How to prove that gcd(m+1, n+1) divides (mn-1)
A common strategy to solve this type of problem is using the following simple fact:
If $d$ divides $a$ and $b$, then d divides $$a\cdot r+b\cdot s$$ for all $r,s \in \mathbb{Z}$.
Thus if $d=\gcd(m+1,n+1)$, then obviously $d$ divides $m+1$ and $n+1$, and so d divides $$(m+1)\cdot r+(n+1)\cdot s$$ for all $r,s \in \mathbb{Z}$. In particular, for $r=n$ and $s=-1$, we have that $d$ divides $$(m+1)\cdot n+(n+1)\cdot (-1)=mn-1.$$
Hint $\ $ mod $\,\gcd(m\!+\!1,n\!+\!1)\!:\ \ \begin{align} &m\!+\!1\equiv0\equiv n\!+\!1\\ \Rightarrow\ &\ \ \,m\equiv -1\equiv n\\ \Rightarrow\ &mn\equiv (-1)(-1)\equiv 1\end{align}$
Remark $\ $ More generally, as above, using the Polynomial Congruence Rule we deduce
$$ P(m,n)\equiv P(a,b)\,\ \pmod{\gcd(m\!-\!a,m\!-\!b)}$$
for any polynomial $\,P(x,y)\,$ with integer coefficients, and for any integers $\,m,n,a,b.$
OP is special case $\, a,b = -1\ $ and $\ P(m,n) = mn\ $ (or $\ mn-1)$
Although it's less elegant than the other approaches, you can also prove this through direct substitution.
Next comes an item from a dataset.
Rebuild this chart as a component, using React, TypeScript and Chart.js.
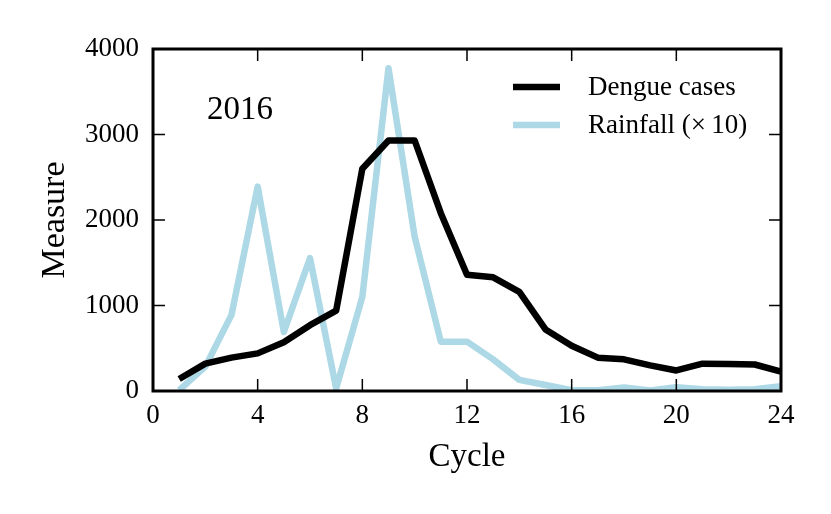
import { useEffect, useRef } from "react"
import { Chart, registerables, type ChartConfiguration, type Plugin } from "chart.js"

Chart.register(...registerables)

// Cycle numbers on the x axis
const cycles = [1, 2, 3, 4, 5, 6, 7, 8, 9, 10, 11, 12, 13, 14, 15, 16, 17, 18, 19, 20, 21, 22, 23, 24]

// Dengue cases per cycle
const dengueCases = [
  140, 320, 390, 440, 570, 770, 940, 2600, 2930, 2930, 2080, 1360,
  1330, 1160, 720, 530, 390, 370, 300, 240, 320, 315, 310, 226,
]

// Rainfall per cycle, already multiplied by 10
const rainfall = [
  10, 285, 890, 2390, 690, 1555, 30, 1100, 3775, 1805, 577, 577,
  370, 130, 70, 10, 10, 40, 5, 45, 20, 15, 20, 55,
]

const xTicks = [0, 4, 8, 12, 16, 20, 24]
const yTicks = [0, 1000, 2000, 3000, 4000]

const seriesLabels = ["Dengue cases", "Rainfall (\u00d7\u200910)"]
const seriesColors = ["#000000", "#add8e6"]

const yearLabel = "2016"
const yearPos = { x: 2.06, y: 3180 }

const serif = "'Liberation Serif', 'Times New Roman', serif"

// Frame, inward ticks on all four sides, legend and the year text
const framePlugin: Plugin<"line"> = {
  id: "frame",
  afterDatasetsDraw(chart) {
    const { ctx, chartArea } = chart
    const { left, right, top, bottom } = chartArea
    const xs = chart.scales.x
    const ys = chart.scales.y
    const tickLen = 12

    ctx.save()
    ctx.strokeStyle = "#000"
    ctx.lineWidth = 1.5
    ctx.beginPath()
    xTicks.forEach((v) => {
      const px = xs.getPixelForValue(v)
      ctx.moveTo(px, bottom)
      ctx.lineTo(px, bottom - tickLen)
      ctx.moveTo(px, top)
      ctx.lineTo(px, top + tickLen)
    })
    yTicks.forEach((v) => {
      const py = ys.getPixelForValue(v)
      ctx.moveTo(left, py)
      ctx.lineTo(left + tickLen, py)
      ctx.moveTo(right, py)
      ctx.lineTo(right - tickLen, py)
    })
    ctx.stroke()

    ctx.lineWidth = 3
    ctx.strokeRect(left, top, right - left, bottom - top)

    // year annotation
    ctx.fillStyle = "#000"
    ctx.font = `33px ${serif}`
    ctx.textAlign = "left"
    ctx.textBaseline = "alphabetic"
    ctx.fillText(yearLabel, xs.getPixelForValue(yearPos.x), ys.getPixelForValue(yearPos.y))

    // legend
    ctx.font = `27px ${serif}`
    ctx.textBaseline = "middle"
    chart.data.datasets.forEach((ds, i) => {
      const y = top + 38 + i * 38
      ctx.strokeStyle = ds.borderColor as string
      ctx.lineWidth = 6.5
      ctx.beginPath()
      ctx.moveTo(513, y)
      ctx.lineTo(560, y)
      ctx.stroke()
      ctx.fillStyle = "#000"
      ctx.fillText(ds.label ?? "", 588, y + 1)
    })
    ctx.restore()
  },
}

export default function App() {
  const canvasRef = useRef<HTMLCanvasElement>(null)
  const chartRef = useRef<Chart<"line"> | null>(null)

  useEffect(() => {
    if (!canvasRef.current) return
    if (chartRef.current) chartRef.current.destroy()

    const config: ChartConfiguration<"line"> = {
      type: "line",
      data: {
        datasets: [
          {
            label: seriesLabels[0],
            data: cycles.map((c, i) => ({ x: c, y: dengueCases[i] })),
            borderColor: seriesColors[0],
            borderWidth: 6.5,
            borderJoinStyle: "round",
            pointRadius: 0,
            tension: 0,
          },
          {
            label: seriesLabels[1],
            data: cycles.map((c, i) => ({ x: c, y: rainfall[i] })),
            borderColor: seriesColors[1],
            borderWidth: 6.5,
            borderJoinStyle: "round",
            pointRadius: 0,
            tension: 0,
          },
        ],
      },
      options: {
        responsive: true,
        maintainAspectRatio: false,
        animation: false,
        layout: { padding: { left: 0, right: 50, top: 49, bottom: 0 } },
        plugins: {
          legend: { display: false },
          tooltip: { enabled: false },
        },
        scales: {
          x: {
            type: "linear",
            min: 0,
            max: 24,
            grid: { display: false, drawTicks: false },
            border: { display: false },
            ticks: {
              stepSize: 4,
              padding: 9,
              color: "#000",
              font: { family: serif, size: 27 },
              maxRotation: 0,
            },
            title: {
              display: true,
              text: "Cycle",
              color: "#000",
              font: { family: serif, size: 33 },
              padding: { top: 0, bottom: 37 },
            },
            afterFit: (scale) => {
              scale.height = 123
            },
          },
          y: {
            min: 0,
            max: 4000,
            grid: { display: false, drawTicks: false },
            border: { display: false },
            ticks: {
              stepSize: 1000,
              padding: 14,
              color: "#000",
              font: { family: serif, size: 27 },
              callback: (v) => String(v),
            },
            title: {
              display: true,
              text: "Measure",
              color: "#000",
              font: { family: serif, size: 34 },
              padding: { top: 35, bottom: 0 },
            },
            afterFit: (scale) => {
              scale.width = 153
            },
          },
        },
      },
      plugins: [framePlugin],
    }

    chartRef.current = new Chart(canvasRef.current, config)

    return () => {
      if (chartRef.current) {
        chartRef.current.destroy()
        chartRef.current = null
      }
    }
  }, [])

  return (
    <div style={{ position: "absolute", left: 0, top: 0, width: 831, height: 514, background: "#fff" }}>
      <canvas ref={canvasRef} />
    </div>
  )
}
First observe that $$ \begin{align} \gcd(m+1, n+1)=d & \implies m+1=pd,n+1=qd \\ & \implies m=pd-1,n=qd-1 \end{align} $$ for some $p,q\in\mathbb{Z}$. Then $$ \begin{align} mn-1 & = (pd-1)(qd-1)-1 \\ & = (pqd^2-(p+q)d+1)-1 \\ & = (pqd-(p+q))d, \end{align} $$ which is an integer multiple of $d$.